Bank of America’s Maria Barry Talks Community Development
Damian Ghigliotty June 19, 2015, 3:58 p.m.
Maria Barry, who started her banking career in the late 1980s, spoke with Commercial Observer about the role she plays in community development and affordable housing throughout the country. Knowing the many intricacies tied to construction costs, borrower needs and the availability of tax credits, her role as community development banking executive at Bank of America Merrill Lynch has allowed her to partner with developers on several unique deals. Among them was financing for the development of a family-owned Latin American supermarket in Boston in late 2013, utilizing the New Markets Tax Credit Program.
Commercial Observer: Where did you grow up and graduate from?
Ms. Barry: I grew up in Madison, Conn., and graduated from the University of Connecticut as an accounting major. I went there on an athletic and academic scholarship.
How did you get started in banking?
When I graduated from college, I took a position at Ernst & Young in Boston. I spent a couple of years in accounting and got my CPA, but realized I wanted a position that had a few more dimensions to it. I interviewed with different banks and took a job in the training program at Fleet Bank in Rhode Island, which launched my banking career. When I started there it was a $2 billion bank, which is actually smaller than my book of business now. Fleet had a lot to offer and all sorts of departments and subsidiaries. Around 2000, I joined the bank’s community development team.

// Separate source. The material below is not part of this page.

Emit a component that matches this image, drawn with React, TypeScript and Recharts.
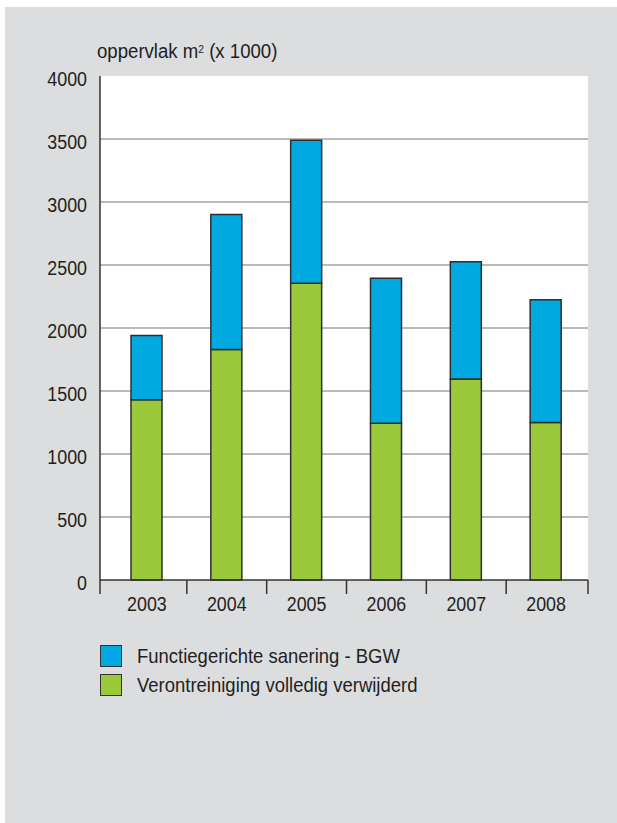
import React from 'react';
import { BarChart, Bar, XAxis, YAxis, CartesianGrid } from 'recharts';

const years = ['2003', '2004', '2005', '2006', '2007', '2008'];
const volledig = [1430, 1830, 2355, 1245, 1595, 1250];
const bgw = [510, 1070, 1135, 1150, 930, 975];
const yTicks = [0, 500, 1000, 1500, 2000, 2500, 3000, 3500, 4000];
const seriesNames = ['Functiegerichte sanering - BGW', 'Verontreiniging volledig verwijderd'];
const seriesColors = ['#00a9e0', '#9aca3c'];

const data = years.map((y, i) => ({ year: y, volledig: volledig[i], bgw: bgw[i] }));

const FONT = '"Liberation Sans", Arial, sans-serif';
const TEXT = '#231f20';
const SQ = 0.85;
const PAD_L = 7;
const PAD_R = 2;

const XTick = (props: any) => {
  const { x, y, payload, index } = props;
  const half = payload && payload.offset ? payload.offset : 0;
  const first = index === 0;
  const last = index === years.length - 1;
  const lx = first ? x - half - PAD_L : x - half;
  return (
    <g>
      <line x1={lx} x2={lx} y1={y} y2={y + 14} stroke="#333" strokeWidth={1.5} />
      {last && <line x1={x + half + PAD_R} x2={x + half + PAD_R} y1={y} y2={y + 14} stroke="#333" strokeWidth={1.5} />}
      <text
        x={0}
        y={0}
        transform={`translate(${x},${y + 23}) scale(${SQ},1)`}
        textAnchor="middle"
        dominantBaseline="central"
        fill={TEXT}
        fontSize={21}
        fontFamily={FONT}
      >
        {payload.value}
      </text>
    </g>
  );
};

const YTick = (props: any) => {
  const { x, y, payload } = props;
  return (
    <text
      x={0}
      y={0}
      transform={`translate(${x},${y + 2}) scale(${SQ},1)`}
      textAnchor="end"
      dominantBaseline="central"
      fill={TEXT}
      fontSize={21}
      fontFamily={FONT}
    >
      {payload.value}
    </text>
  );
};

export default function App() {
  return (
    <div style={{ position: 'absolute', left: 0, top: 0, width: 617, height: 823, background: '#ffffff', fontFamily: FONT }}>
      <div style={{ position: 'absolute', left: 5, top: 7, width: 612, height: 816, background: '#dcdddf' }} />
      <div style={{ position: 'absolute', left: 97, top: 39, fontSize: 20, color: TEXT, whiteSpace: 'nowrap', lineHeight: '24px', transform: 'scaleX(0.93)', transformOrigin: 'left' }}>
        oppervlak m<sup style={{ fontSize: 11, verticalAlign: 'top', position: 'relative', top: -2 }}>2</sup> (x 1000)
      </div>
      <div style={{ position: 'absolute', left: 0, top: 0 }}>
        <BarChart
          width={617}
          height={823}
          data={data}
          margin={{ top: 76, right: 29, bottom: 213, left: 40 }}
          barSize={31}
        >
          <CartesianGrid
            vertical={false}
            stroke="#a3a3a3"
            strokeWidth={1.5}
            fill="#ffffff"
            fillOpacity={1}
            horizontalValues={[500, 1000, 1500, 2000, 2500, 3000, 3500]}
          />
          <XAxis
            dataKey="year"
            height={30}
            padding={{ left: PAD_L, right: PAD_R }}
            tickLine={false}
            tickSize={0}
            tickMargin={0}
            axisLine={{ stroke: '#333', strokeWidth: 1.5 }}
            tick={<XTick />}
            interval={0}
          />
          <YAxis
            width={60}
            domain={[0, 4000]}
            ticks={yTicks}
            interval={0}
            tickLine={false}
            tickSize={4}
            tickMargin={9}
            axisLine={{ stroke: '#333', strokeWidth: 1.5 }}
            tick={<YTick />}
          />
          <Bar dataKey="volledig" stackId="a" fill={seriesColors[1]} stroke="#2f2f2f" strokeWidth={1.5} isAnimationActive={false} />
          <Bar dataKey="bgw" stackId="a" fill={seriesColors[0]} stroke="#2f2f2f" strokeWidth={1.5} isAnimationActive={false} />
        </BarChart>
      </div>
      {seriesNames.map((name, i) => (
        <div key={name} style={{ position: 'absolute', left: 100, top: 645 + i * 29, height: 22, display: 'flex', alignItems: 'center' }}>
          <div style={{ width: 22, height: 22, background: seriesColors[i], border: '1px solid #333', boxSizing: 'border-box' }} />
          <span style={{ marginLeft: 15, fontSize: 21, color: TEXT, whiteSpace: 'nowrap', display: 'inline-block', transform: 'scaleX(0.88)', transformOrigin: 'left' }}>{name}</span>
        </div>
      ))}
    </div>
  );
}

How did you transition into your current role?
In 2004, Bank of America acquired Fleet. At that point I was responsible for running the Northeast team, which covered New York to Maine. In 2009, my role expanded to cover the country.
What does your position entail?
We deliver financing for affordable housing development to clients across the country. Most of our financing includes debt and tax-credit equity. When needed, we also provide our clients with all of the bank’s products, including Treasury management, interest rate protection and employee benefits.
To what extent can you talk about your client base?
We work with affordable housing developers, including developers of workforce and supportive housing, as well as charter schools. Some of our repeat clients include Winn Development, Beacon Partners and Michaels Development Company on the East Coast, and Meta Housing, Mercy Housing and BRIDGE Housing on the West Coast and Central regions. Our charter school clients include DC Prep and Turner-Agassi, among others.
You travel a lot for work. Where does that take you?
My office is based in Providence, Rhode Island. But since our team of 150 people is spread out in all of the country’s major cities I spend time in Boston, New York, D.C., Charlotte, Dallas, Houston, Chicago, St. Louis, Seattle, San Francisco and L.A. I’m on the road a lot, given our national footprint.
Can you talk about a significant East Coast deal you’ve worked on in recent years?
In December 2013, Bank of America Merrill Lynch provided financing to Tropical Foods, a family-owned ethnic grocer in Dudley Square, Boston, for its new 44,000-square-foot supermarket. Tropical Foods needed financing to support the development of this new, full-sized, modernized facility that adequately met the needs of the area’s diverse low-income community.
We provided financing using the New Markets Tax Credits Program, which provides an upfront subsidy for developments in low-income neighborhoods that create jobs and services for local residents. Bank of America Merrill Lynch provided $14 million in new deposits, tax credit equity of $3.6 million to the project, paired with $8.3 million in debt financing from the bank. The new store will expand its retail space by over 300 percent and this development is the first of a three-phase project.
What are the bigger political and financial issues you see in creating and preserving affordable housing in big cities like New York?
One of the biggest challenges right now is the cost of construction. Where clients aren’t able to get 9 percent tax credits to finance their deals, they are going after bond allocations, which are in the 4 percent credit range and require more subsidies. As a result, we’re definitely seeing more preservation requests.
What’s your take on the New York market?
New York is a very important market for us and there is a huge need for affordable housing there. We are 100 percent committed to figuring out ways to make that happen. We want to be a part of the solution.
What are your expectations going forward?
Our business is really booming right now and we have really deepened our client base, so I expect to see a continued focus on creating and preserving affordable housing. When I go to a ribbon cutting, I joke with my colleagues sometimes that I can’t tell who’s happier—is it the developer of the project or is it my team, who helped finance it? At the end of the day, it’s all very positive. We’ve had an ongoing commitment to this business for 30 years and we’re a steady player in the market.